A new beginning

Today was my last day as Director of Commercialization Services at Simbex, a medical device design and development firm in Lebanon, NH. This week also marked the 5th year since I accepted my fulltime role there after initially coming onboard as a postdoc in 2019. I calculated that I’ve led 54 projects in that time – providing consulting on commercial viability by assessing care pathway, clinical workflow, regulatory, reimbursement, evidence generation, and market opportunity for products including:

  • Digital therapeutic for teenagers with depression
  • Pressure sensing footwear for gait analysis
  • Upper extremity robotic rehabilitation system
  • Brain computer interface for stroke rehabilitation
  • Lower extremity exoskeleton for foot drop
  • Modular walkway for mobility and balance screening
  • Sensor to monitor prosthetic wear-time and step count  

Another part of my role at Simbex has been to develop curriculum and educational programming for several accelerator programs: Dartmouth Innovations Accelerator for Digital Health, TREAT cohort (NIH funded P2CHD 086841), DRIVEN Peer2Peer (NIH funded UT2GM130176), Dartmouth Innovations Accelerator for Cancer.

It has been a great experience, full of learning and growing. Although I’m moving on, I am not moving very far away. I will be working nearby at Dartmouth College as the Program Manager for Entrepreneurship at Geisel. As mentioned above, I had already been involved in the Dartmouth Accelerator programs as a contractor through Simbex, but I jumped at the opportunity to focus on this fulltime.
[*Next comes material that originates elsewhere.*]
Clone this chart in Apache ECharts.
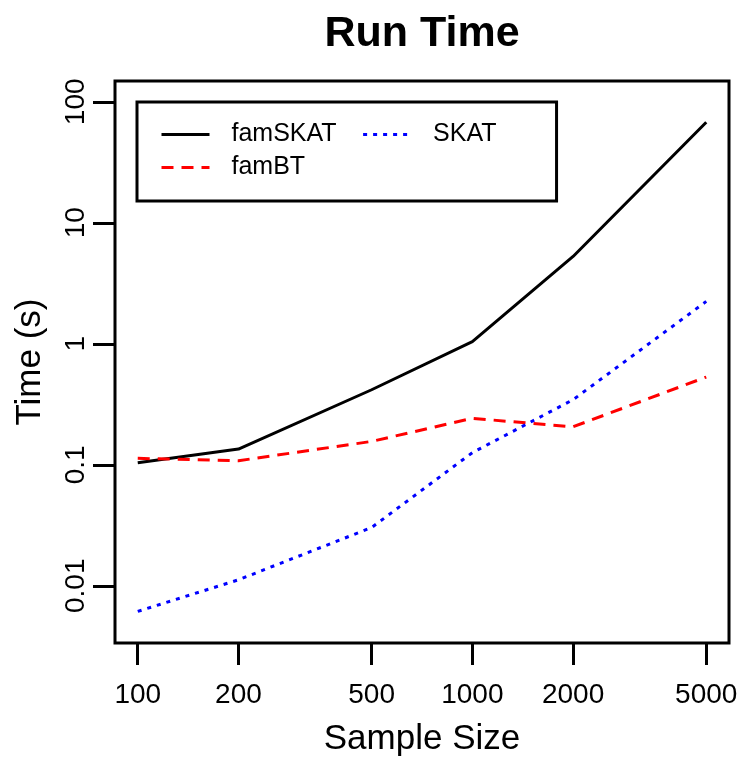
<!DOCTYPE html>
<html>
<head>
<meta charset="utf-8">
<script src="https://cdn.jsdelivr.net/npm/echarts@6/dist/echarts.min.js"></script>
<style>
  html, body { margin: 0; padding: 0; background: #fff; }
  #chart { width: 744px; height: 762px; }
</style>
</head>
<body>
<div id="chart"></div>
<script>
// values (log-log)
const sampleSizes = [100, 200, 500, 1000, 2000, 5000];
const famSKAT = [0.104, 0.135, 0.417, 1.04, 5.27, 67.7];
const famBT = [0.113, 0.108, 0.156, 0.242, 0.206, 0.531];
const SKAT = [0.00614, 0.0112, 0.0303, 0.126, 0.345, 2.24];

const xTicks = [100, 200, 500, 1000, 2000, 5000];
const yTicks = [0.01, 0.1, 1, 10, 100];
const yTickLabels = ['0.01', '0.1', '1', '10', '100'];

const font = "'Liberation Sans', Arial, Helvetica, sans-serif";
const lw = 3;

// R-style axis limits: data range padded by 4% on a log scale
const lx0 = Math.log10(100), lx1 = Math.log10(5000);
const ly0 = Math.log10(0.005), ly1 = Math.log10(100);
const padX = 0.04 * (lx1 - lx0), padY = 0.04 * (ly1 - ly0);

const toPoints = arr => arr.map((v, i) => [Math.log10(sampleSizes[i]), Math.log10(v)]);
const fmtX = v => String(Math.round(Math.pow(10, v)));
const fmtY = v => {
  const i = yTicks.findIndex(t => Math.abs(Math.log10(t) - v) < 1e-6);
  return i >= 0 ? yTickLabels[i] : '';
};

const chart = echarts.init(document.getElementById('chart'));
chart.setOption({
  animation: false,
  backgroundColor: '#fff',
  title: {
    text: 'Run Time',
    left: 422,
    top: 13,
    padding: 0,
    textAlign: 'center',
    textStyle: { fontFamily: font, fontSize: 43, fontWeight: 'bold', color: '#000' }
  },
  legend: {
    left: 137,
    top: 102,
    width: 400,
    padding: [20, 43, 21, 23],
    borderColor: '#000',
    borderWidth: lw,
    borderRadius: 0,
    backgroundColor: '#fff',
    itemWidth: 48,
    itemHeight: 2,
    itemGap: 8,
    itemStyle: { opacity: 0 },
    lineStyle: { width: lw },
    data: ['famSKAT', 'SKAT', 'famBT'],
    textStyle: { fontFamily: font, fontSize: 25, color: '#000', lineHeight: 23, padding: [0, 17, 0, 17] }
  },
  grid: {
    left: 115,
    right: 15,
    top: 81,
    bottom: 119,
    show: true,
    borderColor: '#000',
    borderWidth: lw,
    backgroundColor: 'transparent'
  },
  xAxis: {
    type: 'value',
    min: lx0 - padX,
    max: lx1 + padX,
    name: 'Sample Size',
    nameLocation: 'middle',
    nameGap: 79,
    nameTextStyle: { fontFamily: font, fontSize: 35, color: '#000' },
    splitLine: { show: false },
    axisLine: { show: false, onZero: false },
    axisTick: {
      show: true, length: 22, inside: false,
      customValues: xTicks.map(Math.log10),
      lineStyle: { color: '#000', width: lw }
    },
    axisLabel: {
      margin: 38,
      customValues: xTicks.map(Math.log10),
      formatter: fmtX,
      fontFamily: font, fontSize: 28, color: '#000'
    }
  },
  yAxis: {
    type: 'value',
    min: ly0 - padY,
    max: ly1 + padY,
    name: 'Time (s)',
    nameLocation: 'middle',
    nameGap: 67,
    nameRotate: 90,
    nameTextStyle: { fontFamily: font, fontSize: 35, color: '#000' },
    splitLine: { show: false },
    axisLine: { show: false, onZero: false },
    axisTick: {
      show: true, length: 22, inside: false,
      customValues: yTicks.map(Math.log10),
      lineStyle: { color: '#000', width: lw }
    },
    axisLabel: {
      margin: 25,
      rotate: 90,
      customValues: yTicks.map(Math.log10),
      formatter: fmtY,
      fontFamily: font, fontSize: 28, color: '#000'
    }
  },
  series: [
    {
      name: 'famSKAT',
      type: 'line',
      data: toPoints(famSKAT),
      showSymbol: false,
      symbol: 'none',
      itemStyle: { color: '#000' },
      lineStyle: { color: '#000', width: lw, type: 'solid', join: 'round' }
    },
    {
      name: 'famBT',
      type: 'line',
      data: toPoints(famBT),
      showSymbol: false,
      symbol: 'none',
      itemStyle: { color: '#ff0000' },
      lineStyle: { color: '#ff0000', width: lw, type: [12, 8], cap: 'butt', join: 'round' }
    },
    {
      name: 'SKAT',
      type: 'line',
      data: toPoints(SKAT),
      showSymbol: false,
      symbol: 'none',
      itemStyle: { color: '#0000ff' },
      lineStyle: { color: '#0000ff', width: lw, type: [4, 6], cap: 'butt', join: 'round' }
    }
  ]
});
</script>
</body>
</html>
In many ways, changing to a university setting feels like coming home. I grew up in a college town, and I took classes there as soon as I was deemed “tall enough to look like a college student” (which in my case, was age 13). I think that because I was so young, it sort of imprinted on me like a duckling and I keep returning to it. There is an unmatched sense of potential and energy on a bustling campus. I am excited to be a part of that again, hopefully contributing a touch of real-world expertise that will help academic innovators translate their brilliant ideas out of the lab and into the clinic.

I am starting Dextraworks as a side project so that I can continue to offer consulting and research services for innovators who could use a push in the right direction for commercializing their medtech products. At first, those jobs will come via continued partnership with Simbex. But as all things do, I am sure that it will morph over the years. Let’s see where this goes!